L’éducation devrait être le rempart contre ces dérives. Mais trop souvent, parents, écoles, institutions ferment les yeux, laissant les jeunes s’éduquer eux-mêmes sur les réseaux… avec les dérives qu’on connaît. Pourtant, la loi est claire : harcèlement, diffamation, violation de la vie privée sont des délits passibles de sanctions. Mais encore faudrait-il que ces lois soient appliquées avec rigueur et constance.
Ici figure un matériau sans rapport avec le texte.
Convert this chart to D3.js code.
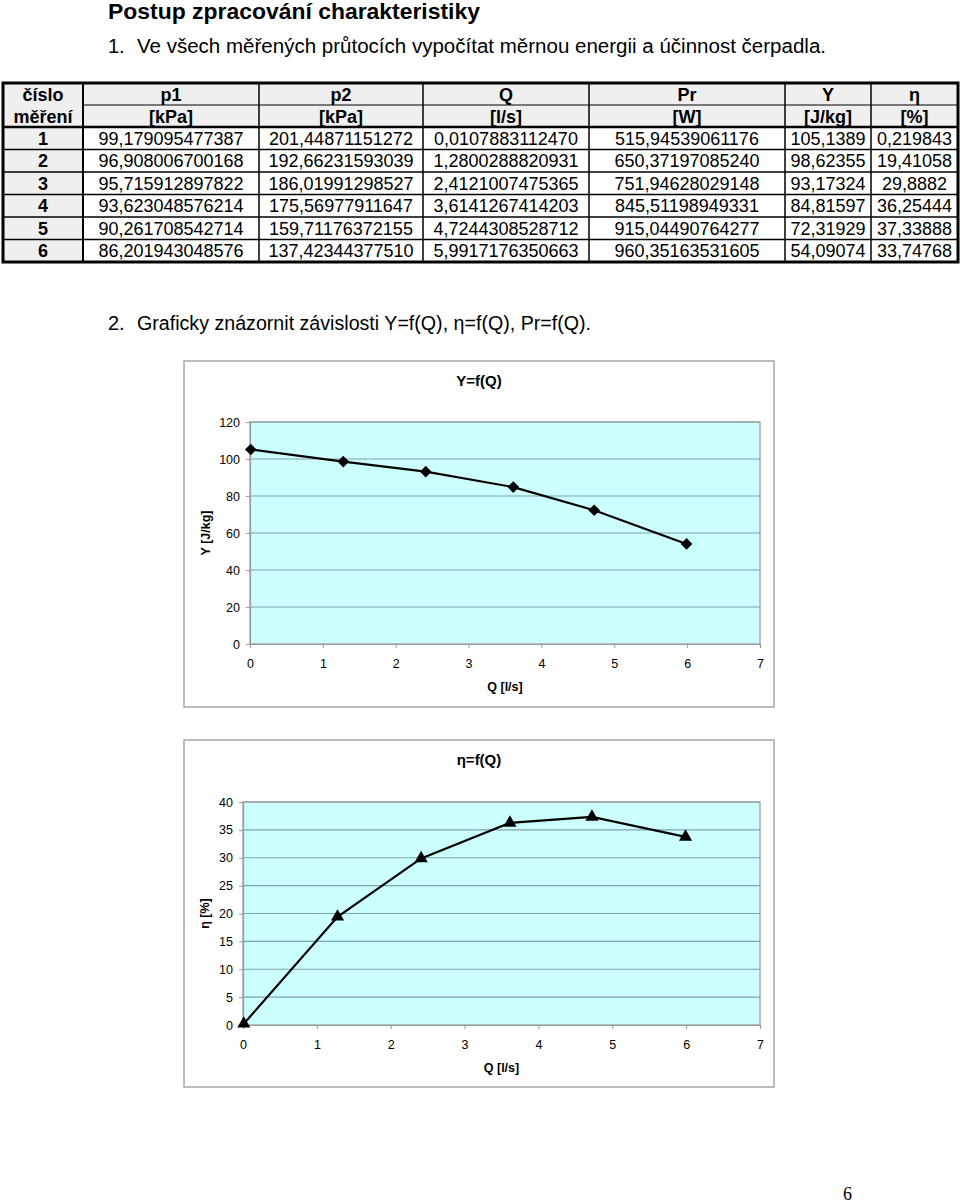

Plus grave encore, cette dérive numérique traduit une crise plus profonde : celle des repères moraux. Nos mœurs, nos valeurs gabonaises, fondées sur le respect d’autrui, la solidarité, la pudeur et la responsabilité, se retrouvent aujourd’hui dénudées de tout fondement républicain, sacrifiées à la vitesse de la 4G.
Faut-il donc laisser la toile gabonaise devenir un Far West numérique où chacun fait ce qu’il veut, comme il veut, au mépris des droits et de la dignité des autres ? Ou bien est-il temps, enfin, de rappeler que la liberté d’expression n’est pas la liberté de salir, d’insulter, d’arnaquer ou de menacer ?
Il est urgent de réveiller les consciences. De renforcer l’éducation numérique dès le plus jeune âge. D’appliquer fermement les lois existantes. Et surtout, de remettre l’éthique et la morale au cœur de la vie publique, en ligne comme hors ligne.
Car un peuple qui renonce à ses valeurs fondamentales, même sur Internet, creuse doucement sa propre tombe culturelle et sociale. Et cette tombe, aucun nombre de likes ne pourra jamais la combler.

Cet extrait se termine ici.